Most people assume stainless steel screens are the default choice for tough environments. In arid, high-abrasion conditions, that assumption costs money. Let's break down why 65Mn spring steel screens often outperform them and where stainless still makes sense.
The Testing Ground Nobody Talks About
Arid mining sites in places like Western Australia, the Atacama, or the Saudi deserts throw a specific combination at your screens: extreme dryness, dust-laden air, and ore that's basically sandpaper with edges. Moisture isn't there to help lubricate the surface, so every particle grinds raw against the wire. This is where the real difference between 65Mn spring steel screens and stainless steel screens shows up.

Where 65Mn Spring Steel Screens Pull Ahead
65Mn has a naturally high carbon content around 0.62–0.70%, which gives it a hardness level that stainless steel just can't match in this context. Spring steel's elastic modulus means it flexes under impact instead of cracking — a huge deal when large dry chunks hit the screen at speed. In high-abrasion arid conditions, 65Mn spring steel screens lose material slower, maintain aperture consistency longer, and handle shock loads that would permanently deform thinner stainless panels. Operators in iron ore and copper operations report 30–50% longer panel life with 65Mn in these exact conditions.

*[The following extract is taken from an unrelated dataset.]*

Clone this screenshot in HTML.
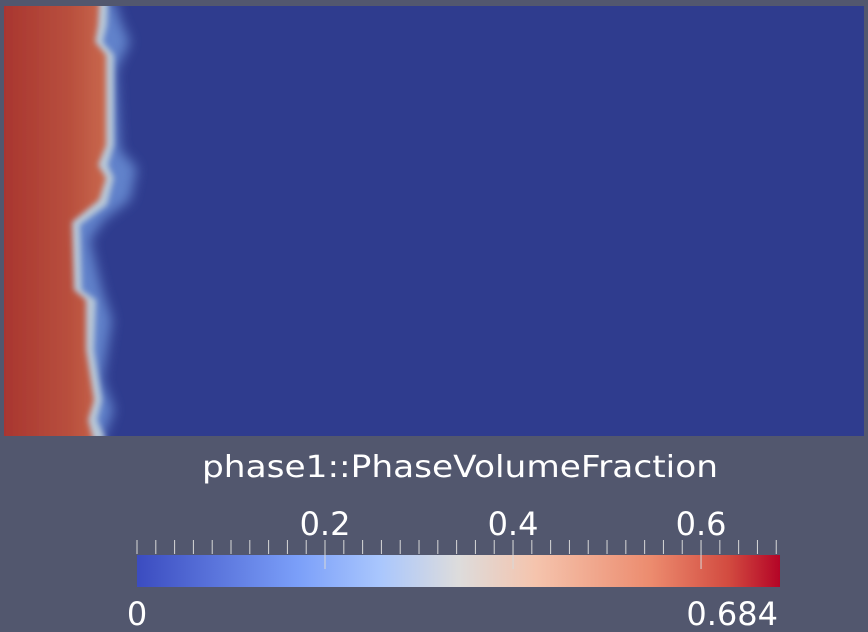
<!DOCTYPE html>
<html><head><meta charset="utf-8"><style>
html,body{margin:0;padding:0;background:#52576e;width:868px;height:632px;overflow:hidden}
svg{display:block;font-family:"DejaVu Sans","Liberation Sans",sans-serif}
</style></head><body>
<svg id="s" width="868" height="632">
<defs>
<linearGradient id="cmap" x1="0" x2="1" y1="0" y2="0">
<stop offset="0" stop-color="#3b4cc0"/><stop offset="0.25" stop-color="#7b9ff9"/>
<stop offset="0.38" stop-color="#aac7fd"/><stop offset="0.5" stop-color="#dddcdc"/>
<stop offset="0.62" stop-color="#f5c4ad"/><stop offset="0.8" stop-color="#ec8b6e"/>
<stop offset="0.92" stop-color="#d24b40"/><stop offset="1" stop-color="#b40426"/>
</linearGradient>
<linearGradient id="red" x1="0" x2="1" y1="0" y2="0">
<stop offset="0" stop-color="#9e1528"/><stop offset="0.1" stop-color="#a8352f"/>
<stop offset="0.7" stop-color="#b9503e"/><stop offset="1" stop-color="#c9684d"/>
</linearGradient>
<filter id="blur" x="-0.2" y="-0.1" width="1.4" height="1.2"><feGaussianBlur stdDeviation="6"/></filter>
<filter id="blur2"><feGaussianBlur stdDeviation="3"/></filter>
<clipPath id="clip"><rect x="4" y="6" width="860" height="430"/></clipPath>
</defs>
<rect x="4" y="6" width="860" height="430" fill="#2f3c8e"/>
<g clip-path="url(#clip)">
<polygon filter="url(#blur)" fill="#6b8fd6" opacity="0.85" points="0,0 114,0 120,20 130,42 116,70 120,150 137,168 130,200 104,220 90,240 102,290 112,320 102,380 114,410 102,440 0,440"/>
<polygon filter="url(#blur2)" fill="#b8c8d8" points="0,0 108,0 107,25 103,42 114,55 114,145 108,165 114,178 107,205 80,225 82,290 96,300 94,350 102,400 97,420 106,440 0,440"/>
<polygon filter="url(#blur2)" fill="url(#red)" points="-10,-10 100,-10 98,25 95,42 106,55 106,145 98,165 106,178 99,200 72,222 74,290 86,300 86,350 94,400 88,420 96,450 -10,450"/>
</g>
<text x="202" y="477" font-size="30" fill="#fff" textLength="516" lengthAdjust="spacingAndGlyphs">phase1::PhaseVolumeFraction</text>
<rect x="137" y="555" width="643" height="32" fill="url(#cmap)"/>
<g id="ticks"></g>
<text x="137" y="625" font-size="32" fill="#fff" text-anchor="middle">0</text>
<text x="778" y="625" font-size="32" fill="#fff" text-anchor="end">0.684</text>
</svg>
<script>
const rangeMin = 0, rangeMax = 0.684;
const majorTicks = [0.2, 0.4, 0.6];
const majorLabels = ["0.2", "0.4", "0.6"];
const minorStep = 0.02;
const X0 = 137, X1 = 780;
const sx = v => X0 + (v - rangeMin) / (rangeMax - rangeMin) * (X1 - X0);
const ns = "http://www.w3.org/2000/svg";
const g = document.getElementById('ticks');
for (let i = 0; i * minorStep <= rangeMax + 1e-9; i++) {
  const x = sx(i * minorStep);
  const l = document.createElementNS(ns, 'line');
  l.setAttribute('x1', x); l.setAttribute('x2', x);
  l.setAttribute('y1', 540); l.setAttribute('y2', 554);
  l.setAttribute('stroke', '#d8d8d8'); l.setAttribute('stroke-width', 1);
  
  
  g.appendChild(l);
}
majorTicks.forEach((v, i) => {
  const x = sx(v);
  const l = document.createElementNS(ns, 'line');
  l.setAttribute('x1', x); l.setAttribute('x2', x);
  l.setAttribute('y1', 540); l.setAttribute('y2', 569);
  l.setAttribute('stroke', '#d8d8d8'); l.setAttribute('stroke-width', 1);
  
  
  g.appendChild(l);
  const t = document.createElementNS(ns, 'text');
  t.setAttribute('x', x); t.setAttribute('y', 535);
  t.setAttribute('font-size', 32); t.setAttribute('fill', '#fff');
  t.setAttribute('text-anchor', 'middle');
  t.textContent = majorLabels[i];
  
  
  g.appendChild(t);
});
</script>
</body></html>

The Unique Advantages of Stainless Steel Mesh
Look, stainless isn't useless here. If your operation involves any moisture, corrosive chemicals, or fine sticky material, stainless steel screens beat 65Mn hands down. Corrosion resistance is stainless's entire identity, and in humid or chemically aggressive environments, 65Mn will rust and degrade faster. But in truly arid, dry, abrasive setups? Stainless pays a premium for a property of corrosion resistance that you don't even need.

Cost Analysis of 65Mn Spring Steel and Stainless Steel Screens
Here's the part procurement teams care about. 65Mn spring steel screens cost roughly 40–60% less than equivalent stainless steel screens. In arid high-abrasion mining, you get better wear performance at a lower price. That's not a trade-off,that's a win. Stainless only justifies its cost when corrosion is the actual enemy, not abrasion.
If your site is dry, dusty, and abrasive,go with 65Mn spring steel screens. They're harder, tougher, cheaper, and built for exactly this punishment. Save stainless steel screens for wet or corrosive applications where it earns its keep.